In his "Diapsalmata", Kierkegaard tells us that real pleasure is owed to the image. It is not the feeling of pleasure that is truly pleasurable but the correspondence between the act and the image. (He doesn't develop the idea, but it seems to me that this is the right approach to "feeling". Pleasure isn't really a feeling because it is the feeling of a successful action. Feelings, as normally understood, are the result of failed or deferred actions.) Real pleasure, Kierkegaard tells us, does not come from merely drinking the finest wines, but from "getting what I want", even if it is, at the moment, a glass of water. That is, one has to have an image of the source of pleasure before the feeling (of pleasure, which, like I say, is "more than a feeling", as a song goes) is possible.
But I hear the fair lady sigh that real pleasure cannot be anticipated, must come (at least sometimes) unexpectedly, must be "without structure", or some such bohemian idea. An image, she might say, is always a structure, and structures are always to be avoided. Well, I would argue that the image is not quite a structure. We can lift an image from an appearance and impress it on a surface, in both cases without any effort. The appearance has structure and the surface has texture. (The appearance of, the surface of.) But the image is suspended between the structure of the appearance and the texture of the surface. It presents what is is represented in them, indifferently.

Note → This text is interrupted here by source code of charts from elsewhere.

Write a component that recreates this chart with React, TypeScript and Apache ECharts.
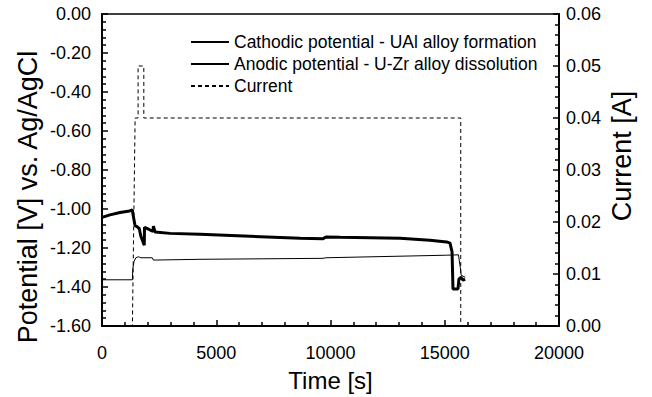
import React, { useEffect, useRef } from "react";
import * as echarts from "echarts";

// Cathodic potential (UAl alloy formation): time [s], potential [V]
const cathodicTime = [0, 350, 790, 1140, 1330, 1360, 1445, 1530, 1630, 1700, 1850, 1860, 2060, 2230, 2250, 2320, 2980, 4290, 6480, 8670, 9670, 9800, 10420, 13040, 14350, 15085, 15230, 15320, 15360, 15580, 15620, 15710, 15800, 15890];
const cathodicPotential = [-1.043, -1.03, -1.018, -1.012, -1.005, -1.03, -1.085, -1.09, -1.1, -1.14, -1.186, -1.094, -1.105, -1.115, -1.088, -1.118, -1.125, -1.13, -1.14, -1.15, -1.153, -1.143, -1.145, -1.15, -1.16, -1.169, -1.175, -1.22, -1.41, -1.41, -1.36, -1.35, -1.365, -1.36];

// Anodic potential (U-Zr alloy dissolution)
const anodicTime = [0, 1330, 1345, 1400, 1480, 1600, 1700, 2200, 2250, 4290, 9670, 9800, 15080, 15600, 15680, 15720, 15900];
const anodicPotential = [-1.363, -1.363, -1.31, -1.27, -1.25, -1.245, -1.25, -1.25, -1.262, -1.258, -1.253, -1.25, -1.237, -1.235, -1.3, -1.34, -1.35];

// Current [A]
const currentTime = [0, 1330, 1450, 1580, 1580, 1830, 1830, 15700, 15700, 15900];
const currentValue = [0, 0, 0.04, 0.04, 0.05, 0.05, 0.04, 0.04, 0, 0];

const seriesNames = [
  "Cathodic potential - UAl alloy formation",
  "Anodic potential - U-Zr alloy dissolution",
  "Current",
];

const xTicks = { min: 0, max: 20000, interval: 5000 };
const leftTicks = { min: -1.6, max: 0, interval: 0.2 };
const rightTicks = { min: 0, max: 0.06, interval: 0.01 };

const FONT = "'Liberation Sans', Arial, Helvetica, sans-serif";

const zip = (a: number[], b: number[]) => a.map((v, i) => [v, b[i]]);

export default function App() {
  const ref = useRef<HTMLDivElement>(null);
  useEffect(() => {
    if (!ref.current) return;
    const chart = echarts.init(ref.current, undefined, { renderer: "svg" });
    const axisLine = { show: true, onZero: false, lineStyle: { color: "#000", width: 2 } };
    const labelStyle = { color: "#000", fontSize: 18, fontFamily: FONT };
    const tick = { show: true, inside: true, length: 6, lineStyle: { color: "#000", width: 1.5 } };
    const minor = { show: true, splitNumber: 5, length: 4, lineStyle: { color: "#000", width: 1.5 } };
    chart.setOption({
      animation: false,
      backgroundColor: "#fff",
      grid: {
        left: 102,
        top: 14,
        right: 93,
        bottom: 70,
        show: true,
        borderColor: "#000",
        borderWidth: 1.5,
        containLabel: false,
      },
      legend: {
        orient: "vertical",
        left: 190,
        top: 33,
        padding: 0,
        itemWidth: 38,
        itemHeight: 14,
        itemGap: 4,
        data: seriesNames,
        itemStyle: { opacity: 0 },
        textStyle: { color: "#000", fontSize: 17.5, fontFamily: FONT },
      },
      graphic: [
        {
          type: "text",
          x: 28,
          y: 197,
          rotation: Math.PI / 2,
          style: {
            text: "Potential [V] vs. Ag/AgCl",
            fill: "#000",
            font: `27px ${FONT}`,
            textAlign: "center",
            textVerticalAlign: "middle",
          },
        },
        {
          type: "text",
          x: 622,
          y: 156,
          rotation: Math.PI / 2,
          style: {
            text: "Current [A]",
            fill: "#000",
            font: `27px ${FONT}`,
            textAlign: "center",
            textVerticalAlign: "middle",
          },
        },
      ],
      xAxis: {
        type: "value",
        min: xTicks.min,
        max: xTicks.max,
        interval: xTicks.interval,
        name: "Time [s]",
        nameLocation: "middle",
        nameGap: 42,
        nameTextStyle: { color: "#000", fontSize: 24, fontFamily: FONT },
        axisLine,
        axisTick: tick,
        minorTick: minor,
        axisLabel: { ...labelStyle, margin: 18, formatter: (v: number) => String(v) },
        splitLine: { show: false },
      },
      yAxis: [
        {
          type: "value",
          position: "left",
          min: leftTicks.min,
          max: leftTicks.max,
          interval: leftTicks.interval,
          axisLine,
          axisTick: tick,
          minorTick: minor,
          axisLabel: { ...labelStyle, margin: 11, formatter: (v: number) => v.toFixed(2) },
          splitLine: { show: false },
        },
        {
          type: "value",
          position: "right",
          min: rightTicks.min,
          max: rightTicks.max,
          interval: rightTicks.interval,
          axisLine,
          axisTick: tick,
          minorTick: minor,
          axisLabel: { ...labelStyle, margin: 7, formatter: (v: number) => v.toFixed(2) },
          splitLine: { show: false },
        },
      ],
      series: [
        {
          name: seriesNames[0],
          type: "line",
          yAxisIndex: 0,
          data: zip(cathodicTime, cathodicPotential),
          symbol: "none",
          lineStyle: { color: "#000", width: 3 },
          itemStyle: { color: "#000" },
        },
        {
          name: seriesNames[1],
          type: "line",
          yAxisIndex: 0,
          data: zip(anodicTime, anodicPotential),
          symbol: "none",
          lineStyle: { color: "#000", width: 1 },
          itemStyle: { color: "#000" },
        },
        {
          name: seriesNames[2],
          type: "line",
          yAxisIndex: 1,
          data: zip(currentTime, currentValue),
          symbol: "none",
          lineStyle: { color: "#000", width: 1, type: [4, 3] },
          itemStyle: { color: "#000" },
        },
      ],
    });
    return () => chart.dispose();
  }, []);
  return (
    <div
      ref={ref}
      style={{ position: "fixed", left: 0, top: 0, width: 652, height: 397, background: "#fff" }}
    />
  );
}
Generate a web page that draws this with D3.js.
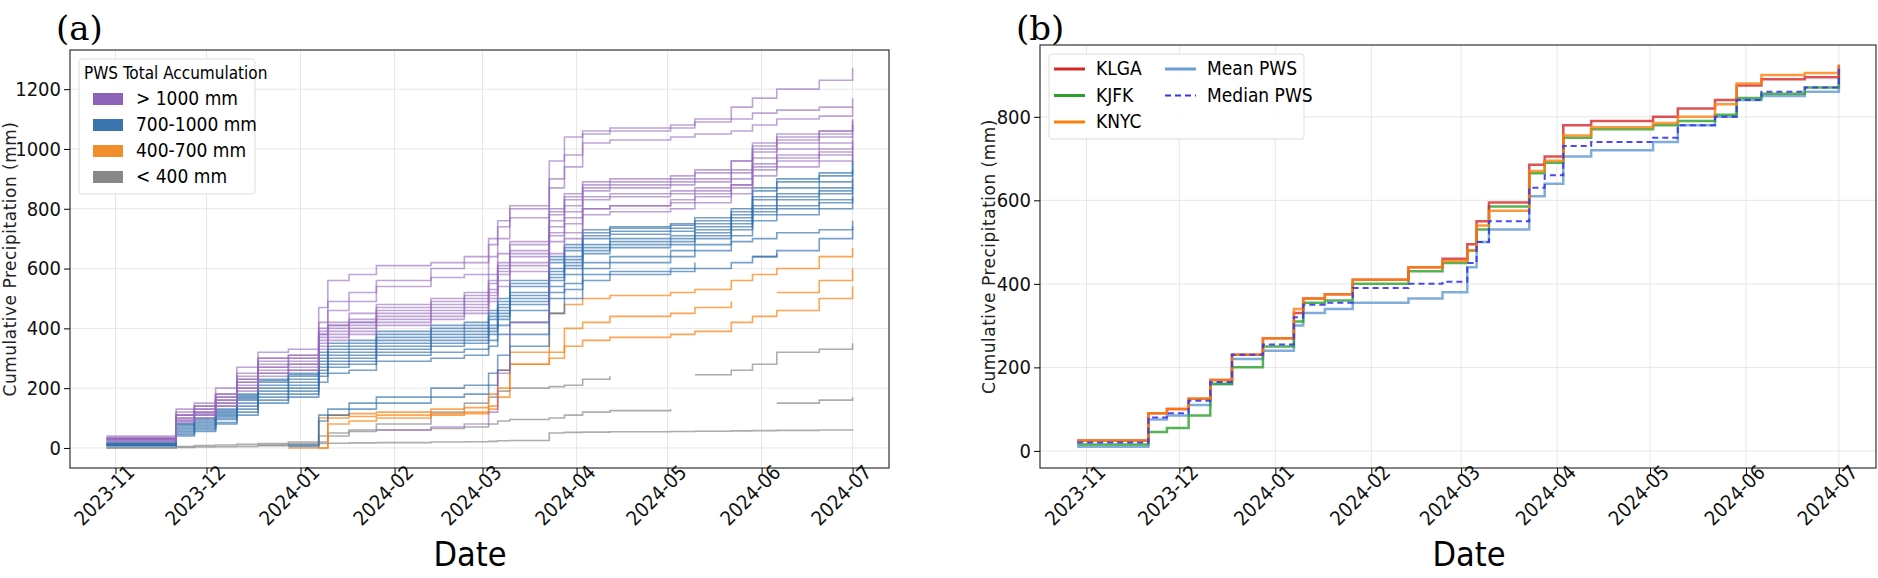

Pleasure is felt when what is done and what is seen is exactly as it had been imagined, or perhaps as it will be imagined afterwards (which is a useful notion to meet our fair lady's objection halfway, since now pleasure is possible even in the absence of a prior act of imagination). Either way, pleasure is not "felt", because it is the direct realization of the image in action, without any intervening emotion. It is the perfect ecstasy of being liberated from feeling. It is the moment when the structure of experience is in complete harmony with its texture. When the surface is the appearance. When the act is the fact.